** Begin **
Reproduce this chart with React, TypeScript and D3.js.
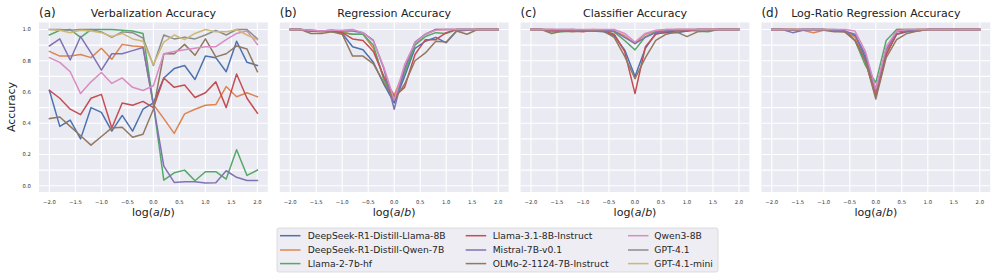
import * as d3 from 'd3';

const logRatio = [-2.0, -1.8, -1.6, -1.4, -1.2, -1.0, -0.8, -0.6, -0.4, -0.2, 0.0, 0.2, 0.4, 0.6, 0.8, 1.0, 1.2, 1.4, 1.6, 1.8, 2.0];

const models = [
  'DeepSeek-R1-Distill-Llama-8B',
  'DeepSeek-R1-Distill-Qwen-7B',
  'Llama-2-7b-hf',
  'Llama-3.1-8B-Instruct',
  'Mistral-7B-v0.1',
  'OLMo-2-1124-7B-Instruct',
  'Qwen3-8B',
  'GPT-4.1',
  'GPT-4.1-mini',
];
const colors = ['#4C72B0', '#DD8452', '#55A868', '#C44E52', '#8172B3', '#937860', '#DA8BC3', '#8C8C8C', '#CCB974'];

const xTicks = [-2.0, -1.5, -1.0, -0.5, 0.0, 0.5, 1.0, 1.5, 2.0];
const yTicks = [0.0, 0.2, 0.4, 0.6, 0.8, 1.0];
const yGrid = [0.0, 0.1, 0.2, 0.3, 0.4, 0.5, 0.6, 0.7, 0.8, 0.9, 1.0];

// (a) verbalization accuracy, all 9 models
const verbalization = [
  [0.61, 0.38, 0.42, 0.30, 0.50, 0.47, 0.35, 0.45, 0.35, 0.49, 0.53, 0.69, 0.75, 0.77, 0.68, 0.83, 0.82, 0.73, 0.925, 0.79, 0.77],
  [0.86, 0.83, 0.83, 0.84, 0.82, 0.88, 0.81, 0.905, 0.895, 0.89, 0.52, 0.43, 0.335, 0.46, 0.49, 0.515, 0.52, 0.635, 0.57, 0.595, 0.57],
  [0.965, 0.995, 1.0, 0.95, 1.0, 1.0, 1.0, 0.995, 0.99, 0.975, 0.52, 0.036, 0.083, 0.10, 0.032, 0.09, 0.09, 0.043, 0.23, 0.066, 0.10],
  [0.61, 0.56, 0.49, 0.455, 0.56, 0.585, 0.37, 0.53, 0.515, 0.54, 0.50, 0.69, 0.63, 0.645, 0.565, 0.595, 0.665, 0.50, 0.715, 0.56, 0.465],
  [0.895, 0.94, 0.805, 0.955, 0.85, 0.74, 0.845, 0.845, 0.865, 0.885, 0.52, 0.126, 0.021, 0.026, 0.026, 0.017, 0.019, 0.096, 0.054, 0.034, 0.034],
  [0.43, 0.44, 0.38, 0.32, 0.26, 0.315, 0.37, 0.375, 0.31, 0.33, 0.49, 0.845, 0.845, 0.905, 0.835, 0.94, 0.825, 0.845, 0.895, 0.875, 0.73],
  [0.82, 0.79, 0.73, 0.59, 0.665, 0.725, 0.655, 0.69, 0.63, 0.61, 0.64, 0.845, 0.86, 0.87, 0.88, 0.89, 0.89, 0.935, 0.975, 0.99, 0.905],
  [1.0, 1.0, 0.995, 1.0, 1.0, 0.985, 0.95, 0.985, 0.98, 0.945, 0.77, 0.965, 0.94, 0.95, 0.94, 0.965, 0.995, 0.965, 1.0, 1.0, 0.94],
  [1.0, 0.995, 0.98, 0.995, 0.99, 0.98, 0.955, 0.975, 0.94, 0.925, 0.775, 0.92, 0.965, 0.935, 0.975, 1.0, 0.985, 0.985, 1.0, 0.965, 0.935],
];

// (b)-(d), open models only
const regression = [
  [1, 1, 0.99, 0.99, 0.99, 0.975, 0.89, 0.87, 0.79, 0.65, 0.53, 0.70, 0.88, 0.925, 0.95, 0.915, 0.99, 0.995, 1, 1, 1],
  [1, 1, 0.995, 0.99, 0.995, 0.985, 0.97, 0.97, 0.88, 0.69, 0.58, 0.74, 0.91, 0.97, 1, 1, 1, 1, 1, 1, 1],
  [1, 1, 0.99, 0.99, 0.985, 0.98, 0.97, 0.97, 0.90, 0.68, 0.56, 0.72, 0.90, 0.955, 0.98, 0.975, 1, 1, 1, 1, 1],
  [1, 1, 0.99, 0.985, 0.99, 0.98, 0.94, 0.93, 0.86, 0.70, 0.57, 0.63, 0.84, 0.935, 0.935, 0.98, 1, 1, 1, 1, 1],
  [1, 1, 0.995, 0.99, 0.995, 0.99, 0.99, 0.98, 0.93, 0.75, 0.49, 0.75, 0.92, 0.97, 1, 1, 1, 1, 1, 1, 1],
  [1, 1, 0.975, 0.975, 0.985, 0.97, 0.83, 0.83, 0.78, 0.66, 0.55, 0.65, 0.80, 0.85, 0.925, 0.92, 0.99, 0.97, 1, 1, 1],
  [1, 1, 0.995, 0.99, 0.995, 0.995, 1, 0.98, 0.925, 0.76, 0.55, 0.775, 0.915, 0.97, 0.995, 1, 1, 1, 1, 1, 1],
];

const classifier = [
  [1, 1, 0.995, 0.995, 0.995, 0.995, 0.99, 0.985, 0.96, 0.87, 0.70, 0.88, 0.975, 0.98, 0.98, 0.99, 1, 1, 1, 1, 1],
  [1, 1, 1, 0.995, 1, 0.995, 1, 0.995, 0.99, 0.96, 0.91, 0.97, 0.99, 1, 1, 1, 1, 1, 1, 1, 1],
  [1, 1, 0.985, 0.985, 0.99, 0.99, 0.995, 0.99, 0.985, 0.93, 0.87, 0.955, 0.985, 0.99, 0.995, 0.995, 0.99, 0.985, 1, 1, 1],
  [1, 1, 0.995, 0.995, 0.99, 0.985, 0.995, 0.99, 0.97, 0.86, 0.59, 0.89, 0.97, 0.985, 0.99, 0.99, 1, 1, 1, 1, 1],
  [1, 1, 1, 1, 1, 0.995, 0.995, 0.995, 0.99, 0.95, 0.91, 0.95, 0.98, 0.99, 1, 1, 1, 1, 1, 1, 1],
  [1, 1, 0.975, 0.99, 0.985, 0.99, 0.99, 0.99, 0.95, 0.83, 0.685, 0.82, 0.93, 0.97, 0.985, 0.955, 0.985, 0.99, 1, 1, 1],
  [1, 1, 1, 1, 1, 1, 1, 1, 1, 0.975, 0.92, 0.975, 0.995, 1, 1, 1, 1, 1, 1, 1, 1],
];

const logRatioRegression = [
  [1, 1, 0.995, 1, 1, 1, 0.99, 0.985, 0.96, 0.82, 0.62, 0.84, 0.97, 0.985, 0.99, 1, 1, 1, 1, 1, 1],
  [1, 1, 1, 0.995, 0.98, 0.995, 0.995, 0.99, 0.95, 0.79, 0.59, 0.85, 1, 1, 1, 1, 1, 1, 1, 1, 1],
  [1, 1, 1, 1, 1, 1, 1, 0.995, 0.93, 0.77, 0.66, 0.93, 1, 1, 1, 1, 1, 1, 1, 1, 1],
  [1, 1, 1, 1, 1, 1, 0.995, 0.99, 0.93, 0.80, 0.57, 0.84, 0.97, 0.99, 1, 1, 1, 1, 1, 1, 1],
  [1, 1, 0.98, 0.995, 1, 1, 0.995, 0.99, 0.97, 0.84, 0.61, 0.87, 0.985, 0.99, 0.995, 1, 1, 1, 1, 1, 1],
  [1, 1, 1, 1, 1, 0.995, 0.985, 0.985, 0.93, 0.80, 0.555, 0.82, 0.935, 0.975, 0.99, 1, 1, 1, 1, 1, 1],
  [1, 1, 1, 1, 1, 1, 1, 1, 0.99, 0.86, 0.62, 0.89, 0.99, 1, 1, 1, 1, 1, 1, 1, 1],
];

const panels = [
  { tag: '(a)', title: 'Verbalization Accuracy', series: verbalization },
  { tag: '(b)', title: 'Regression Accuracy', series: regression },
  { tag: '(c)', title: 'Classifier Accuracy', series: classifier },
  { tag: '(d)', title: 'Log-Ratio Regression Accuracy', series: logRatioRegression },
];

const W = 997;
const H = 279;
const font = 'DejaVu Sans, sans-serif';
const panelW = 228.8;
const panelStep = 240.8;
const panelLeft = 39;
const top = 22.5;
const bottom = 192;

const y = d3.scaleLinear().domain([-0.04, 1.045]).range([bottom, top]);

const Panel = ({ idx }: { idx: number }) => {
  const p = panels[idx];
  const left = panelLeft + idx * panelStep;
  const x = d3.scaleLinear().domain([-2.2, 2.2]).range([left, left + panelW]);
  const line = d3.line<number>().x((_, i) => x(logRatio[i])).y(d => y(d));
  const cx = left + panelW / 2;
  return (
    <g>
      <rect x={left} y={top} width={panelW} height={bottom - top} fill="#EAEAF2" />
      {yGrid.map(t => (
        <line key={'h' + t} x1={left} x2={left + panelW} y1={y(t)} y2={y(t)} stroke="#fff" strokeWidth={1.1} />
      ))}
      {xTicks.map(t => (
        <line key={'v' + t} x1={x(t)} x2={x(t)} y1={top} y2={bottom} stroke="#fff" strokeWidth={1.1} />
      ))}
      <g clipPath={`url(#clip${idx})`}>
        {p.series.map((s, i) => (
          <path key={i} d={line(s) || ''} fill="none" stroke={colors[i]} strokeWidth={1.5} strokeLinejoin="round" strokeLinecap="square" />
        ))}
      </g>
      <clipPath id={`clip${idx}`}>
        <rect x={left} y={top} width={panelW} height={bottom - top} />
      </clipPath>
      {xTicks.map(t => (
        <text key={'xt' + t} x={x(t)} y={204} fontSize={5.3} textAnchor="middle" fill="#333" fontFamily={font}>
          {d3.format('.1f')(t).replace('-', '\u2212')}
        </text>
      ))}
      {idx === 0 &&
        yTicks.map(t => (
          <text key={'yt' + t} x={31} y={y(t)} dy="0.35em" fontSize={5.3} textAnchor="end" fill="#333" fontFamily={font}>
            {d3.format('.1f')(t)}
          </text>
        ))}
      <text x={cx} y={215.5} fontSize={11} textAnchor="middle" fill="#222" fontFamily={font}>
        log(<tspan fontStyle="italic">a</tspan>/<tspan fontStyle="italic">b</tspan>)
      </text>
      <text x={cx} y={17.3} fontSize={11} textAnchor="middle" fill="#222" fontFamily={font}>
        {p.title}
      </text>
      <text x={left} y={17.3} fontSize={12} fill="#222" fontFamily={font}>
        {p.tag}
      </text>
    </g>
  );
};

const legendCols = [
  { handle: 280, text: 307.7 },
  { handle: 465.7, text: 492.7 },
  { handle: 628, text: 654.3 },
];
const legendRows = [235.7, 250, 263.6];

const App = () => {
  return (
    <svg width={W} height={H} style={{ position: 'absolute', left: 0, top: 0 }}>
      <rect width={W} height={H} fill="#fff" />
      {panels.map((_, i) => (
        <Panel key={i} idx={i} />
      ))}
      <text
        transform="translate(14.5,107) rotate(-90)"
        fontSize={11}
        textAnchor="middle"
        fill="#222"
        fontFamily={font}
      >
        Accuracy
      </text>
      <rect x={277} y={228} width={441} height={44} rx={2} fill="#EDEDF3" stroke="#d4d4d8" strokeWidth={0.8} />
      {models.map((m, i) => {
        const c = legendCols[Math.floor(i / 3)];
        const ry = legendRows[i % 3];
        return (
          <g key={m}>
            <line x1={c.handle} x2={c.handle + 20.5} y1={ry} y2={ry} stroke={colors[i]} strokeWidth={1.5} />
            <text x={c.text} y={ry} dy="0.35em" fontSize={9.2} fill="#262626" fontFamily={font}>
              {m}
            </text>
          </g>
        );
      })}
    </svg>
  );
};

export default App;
** End **
### EXERCISE DIRECTIONS
Please take the lines from the beginning of the data above through the line holding "1.6, 1.8, 2.0];" and transcribe them exactly, without any pictures.

### COMPLETED TASK
Reproduce this chart with React, TypeScript and D3.js.
import * as d3 from 'd3';

const logRatio = [-2.0, -1.8, -1.6, -1.4, -1.2, -1.0, -0.8, -0.6, -0.4, -0.2, 0.0, 0.2, 0.4, 0.6, 0.8, 1.0, 1.2, 1.4, 1.6, 1.8, 2.0];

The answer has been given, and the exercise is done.